* **Brief**: Write out the material exactly. Do not include the pictures.
::: The data
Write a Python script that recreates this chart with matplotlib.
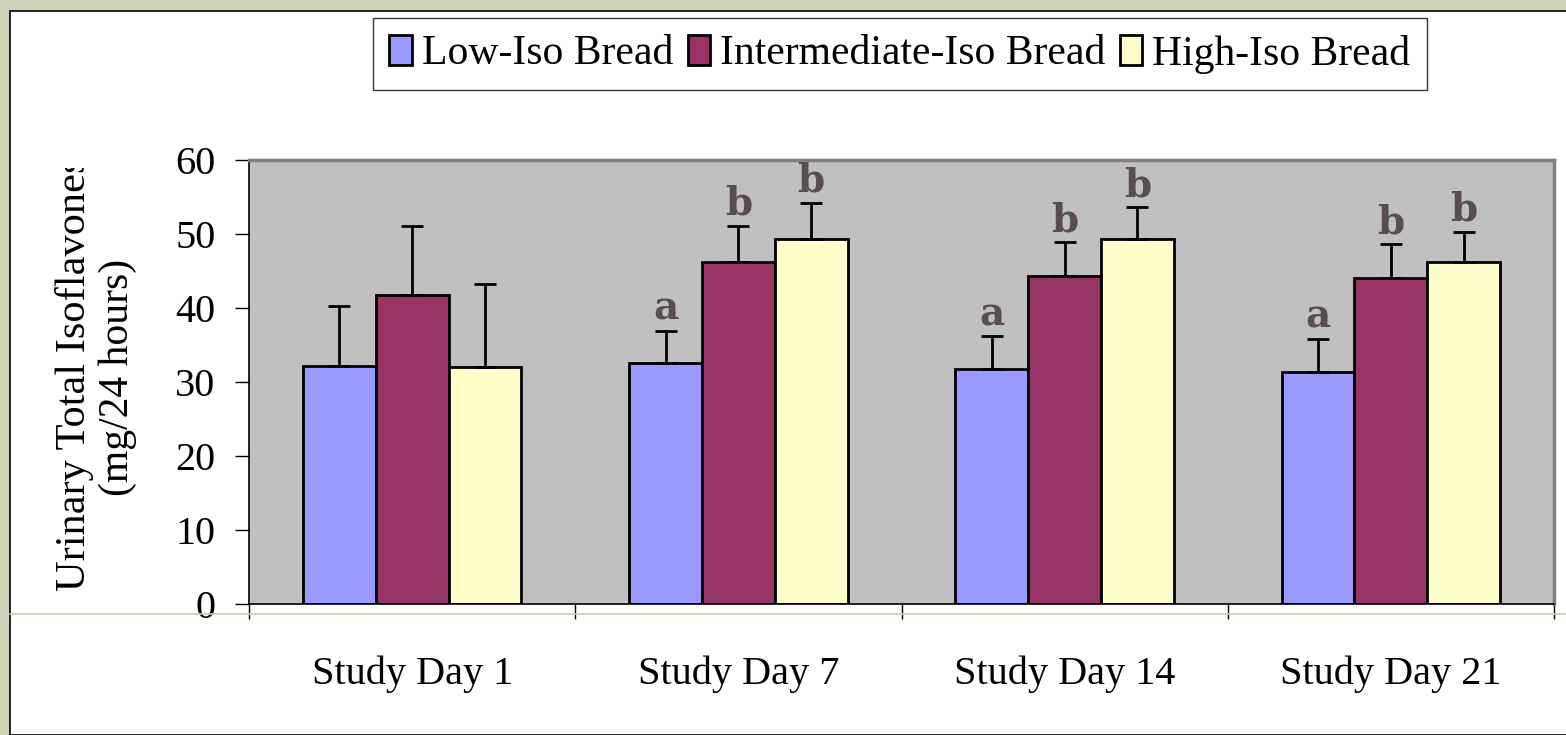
import matplotlib.pyplot as plt
import numpy as np
from matplotlib.patches import Rectangle
from matplotlib.lines import Line2D
from matplotlib.transforms import Bbox

# donnees
jours = ['Study Day 1', 'Study Day 7', 'Study Day 14', 'Study Day 21']
series = ['Low-Iso Bread', 'Intermediate-Iso Bread', 'High-Iso Bread']
couleurs = ['#9999FF', '#993366', '#FFFFCC']

moyennes = [
    [32.2, 32.6, 31.8, 31.4],   # Low
    [41.8, 46.2, 44.3, 44.1],   # Intermediate
    [32.0, 49.3, 49.3, 46.2],   # High
]
hauts_erreur = [
    [40.3, 36.9, 36.2, 35.8],
    [51.1, 51.1, 48.9, 48.6],
    [43.2, 54.2, 53.6, 50.3],
]
lettres = [
    ['', 'a', 'a', 'a'],
    ['', 'b', 'b', 'b'],
    ['', 'b', 'b', 'b'],
]

plt.rcParams['font.family'] = ['Liberation Serif', 'DejaVu Serif']

W, H = 1566, 735
fig = plt.figure(figsize=(W / 100, H / 100), dpi=100)
fig.patch.set_facecolor('#CED3BC')

# panneau blanc avec bord noir
fond = Rectangle((9.5 / W, 0), 1, 1 - 10.5 / H, transform=fig.transFigure,
                 facecolor='white', edgecolor='black', lw=1.2, zorder=0)
fig.add_artist(fond)
fig.add_artist(Line2D([10 / W, 1], [1 - 614 / H, 1 - 614 / H], transform=fig.transFigure,
                      color='#C8CCB0', lw=1.2, zorder=0.5))

ax = fig.add_axes([249 / W, 1 - 604 / H, (1554 - 249) / W, (604 - 160) / H])
ax.set_facecolor('#C0C0C0')

x = np.arange(len(jours))
largeur = 0.223
for i in range(3):
    pos = x + (i - 1) * largeur
    err = np.array(hauts_erreur[i]) - np.array(moyennes[i])
    ax.bar(pos, moyennes[i], largeur, color=couleurs[i], edgecolor='black', lw=2,
           label=series[i], zorder=2)
    ax.errorbar(pos, moyennes[i], yerr=[np.zeros(len(err)), err], fmt='none',
                ecolor='black', elinewidth=2, capsize=7.6, capthick=2, zorder=3)
    for j in range(len(jours)):
        if lettres[i][j]:
            ax.text(pos[j], hauts_erreur[i][j] + 1.5, lettres[i][j], ha='center',
                    va='baseline', family='DejaVu Serif', fontweight='bold',
                    fontsize=28, color='#5A4D4D', zorder=4)

ax.set_xlim(-0.5, len(jours) - 0.5)
ax.set_ylim(0, 60)
ax.set_yticks(range(0, 61, 10))
ax.tick_params(axis='y', direction='out', length=10, width=1, labelsize=29, pad=14)

ax.set_xticks(np.arange(len(jours) + 1) - 0.5)
ax.set_xticklabels([])
ax.set_xticks(x, minor=True)
ax.set_xticklabels(jours, minor=True)
ax.tick_params(axis='x', which='major', direction='out', length=11, width=1)
ax.tick_params(axis='x', which='minor', length=0, labelsize=29, pad=37)

for cote in ['left', 'bottom']:
    ax.spines[cote].set_color('black')
    ax.spines[cote].set_linewidth(1.2)
for cote in ['top', 'right']:
    ax.spines[cote].set_color('#808080')
    ax.spines[cote].set_linewidth(2.5)

# titre de l'axe y, coupe en haut comme sur l'original
clip = Bbox.from_extents(0, 0, W, H - 168)
t1 = fig.text(75 / W, 1 - 374 / H, 'Urinary Total Isoflavones', rotation=90,
              ha='center', va='center', fontsize=30.5)
t1.set_clip_box(clip)
t1.set_clip_on(True)
fig.text(118 / W, 1 - 377 / H, '(mg/24 hours)', rotation=90,
         ha='center', va='center', fontsize=30)

leg = fig.legend(loc='center', bbox_to_anchor=(900 / W, 1 - 54 / H), ncol=3,
                 fontsize=30, frameon=True, fancybox=False, handlelength=0.53,
                 handleheight=0.7, handletextpad=0.24, columnspacing=0.36,
                 borderpad=0.4, borderaxespad=0)
leg.get_frame().set_edgecolor('black')
leg.get_frame().set_linewidth(1)
for p in leg.get_patches():
    p.set_linewidth(2)

fig.savefig('out.png', dpi=100, facecolor=fig.get_facecolor())
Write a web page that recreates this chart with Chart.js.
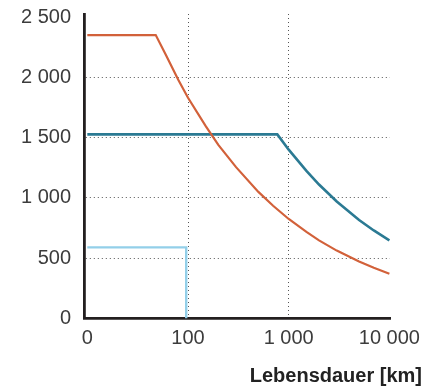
::::::
* **Completed task**:
Write a Python script that recreates this chart with matplotlib.
import matplotlib.pyplot as plt
import numpy as np
from matplotlib.patches import Rectangle
from matplotlib.lines import Line2D
from matplotlib.transforms import Bbox

# donnees
jours = ['Study Day 1', 'Study Day 7', 'Study Day 14', 'Study Day 21']
series = ['Low-Iso Bread', 'Intermediate-Iso Bread', 'High-Iso Bread']
couleurs = ['#9999FF', '#993366', '#FFFFCC']

moyennes = [
    [32.2, 32.6, 31.8, 31.4],   # Low
    [41.8, 46.2, 44.3, 44.1],   # Intermediate
    [32.0, 49.3, 49.3, 46.2],   # High
]
hauts_erreur = [
    [40.3, 36.9, 36.2, 35.8],
    [51.1, 51.1, 48.9, 48.6],
    [43.2, 54.2, 53.6, 50.3],
]
lettres = [
    ['', 'a', 'a', 'a'],
    ['', 'b', 'b', 'b'],
    ['', 'b', 'b', 'b'],
]

plt.rcParams['font.family'] = ['Liberation Serif', 'DejaVu Serif']

W, H = 1566, 735
fig = plt.figure(figsize=(W / 100, H / 100), dpi=100)
fig.patch.set_facecolor('#CED3BC')

# panneau blanc avec bord noir
fond = Rectangle((9.5 / W, 0), 1, 1 - 10.5 / H, transform=fig.transFigure,
                 facecolor='white', edgecolor='black', lw=1.2, zorder=0)
fig.add_artist(fond)
fig.add_artist(Line2D([10 / W, 1], [1 - 614 / H, 1 - 614 / H], transform=fig.transFigure,
                      color='#C8CCB0', lw=1.2, zorder=0.5))

ax = fig.add_axes([249 / W, 1 - 604 / H, (1554 - 249) / W, (604 - 160) / H])
ax.set_facecolor('#C0C0C0')

x = np.arange(len(jours))
largeur = 0.223
for i in range(3):
    pos = x + (i - 1) * largeur
    err = np.array(hauts_erreur[i]) - np.array(moyennes[i])
    ax.bar(pos, moyennes[i], largeur, color=couleurs[i], edgecolor='black', lw=2,
           label=series[i], zorder=2)
    ax.errorbar(pos, moyennes[i], yerr=[np.zeros(len(err)), err], fmt='none',
                ecolor='black', elinewidth=2, capsize=7.6, capthick=2, zorder=3)
    for j in range(len(jours)):
        if lettres[i][j]:
            ax.text(pos[j], hauts_erreur[i][j] + 1.5, lettres[i][j], ha='center',
                    va='baseline', family='DejaVu Serif', fontweight='bold',
                    fontsize=28, color='#5A4D4D', zorder=4)

ax.set_xlim(-0.5, len(jours) - 0.5)
ax.set_ylim(0, 60)
ax.set_yticks(range(0, 61, 10))
ax.tick_params(axis='y', direction='out', length=10, width=1, labelsize=29, pad=14)

ax.set_xticks(np.arange(len(jours) + 1) - 0.5)
ax.set_xticklabels([])
ax.set_xticks(x, minor=True)
ax.set_xticklabels(jours, minor=True)
ax.tick_params(axis='x', which='major', direction='out', length=11, width=1)
ax.tick_params(axis='x', which='minor', length=0, labelsize=29, pad=37)

for cote in ['left', 'bottom']:
    ax.spines[cote].set_color('black')
    ax.spines[cote].set_linewidth(1.2)
for cote in ['top', 'right']:
    ax.spines[cote].set_color('#808080')
    ax.spines[cote].set_linewidth(2.5)

# titre de l'axe y, coupe en haut comme sur l'original
clip = Bbox.from_extents(0, 0, W, H - 168)
t1 = fig.text(75 / W, 1 - 374 / H, 'Urinary Total Isoflavones', rotation=90,
              ha='center', va='center', fontsize=30.5)
t1.set_clip_box(clip)
t1.set_clip_on(True)
fig.text(118 / W, 1 - 377 / H, '(mg/24 hours)', rotation=90,
         ha='center', va='center', fontsize=30)

leg = fig.legend(loc='center', bbox_to_anchor=(900 / W, 1 - 54 / H), ncol=3,
                 fontsize=30, frameon=True, fancybox=False, handlelength=0.53,
                 handleheight=0.7, handletextpad=0.24, columnspacing=0.36,
                 borderpad=0.4, borderaxespad=0)
leg.get_frame().set_edgecolor('black')
leg.get_frame().set_linewidth(1)
for p in leg.get_patches():
    p.set_linewidth(2)

fig.savefig('out.png', dpi=100, facecolor=fig.get_facecolor())
Write a web page that recreates this chart with Chart.js.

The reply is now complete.